One thing to remember: unlike deposits, bank boxes are not insured. If they get robbed, the money’s gone. There are a few ways to make things more secure—you could leave an encrypted wallet in the bank and tell the password to your lawyer or spouse.
How to preserve your coins, in case you die in a decade.
Most of these ideas are makeshifts—they rely on trusting someone else to follow the rules after you’ve already kicked it. Most of us can’t get far without relying on a lawyer or a bank—but crypto is supposed to get us away from trusting third parties.
But what if there were a way to put your will in code?
Instead of using a regular wallet, imagine storing your money in a smart contract instead—which can be coded with the provisions of your will. You’d have the Master Key, which you can use to spend money whenever you want. But if misfortune befell the owner, the wallet could also be opened with the right combination of private keys.

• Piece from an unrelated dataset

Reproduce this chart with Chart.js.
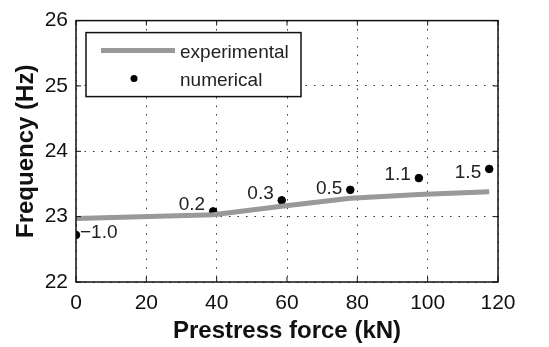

Perhaps all of your children would have to open it together, or half of them plus your lawyer, or all the kids and grandkids combined.
That may sound futuristic, but it’s closer than you’d think. One company, MyWish, is already creating worry-free smart contracts on the NEO blockchain, covering everything from wills to prenuptial agreements. If you don’t like NEO, Bitcoin can handle wallets with up to twenty signatures, and Ethereum can be even more complex.
But then you’d have another problem to worry about: if something happens to your kids, what happens to their private keys?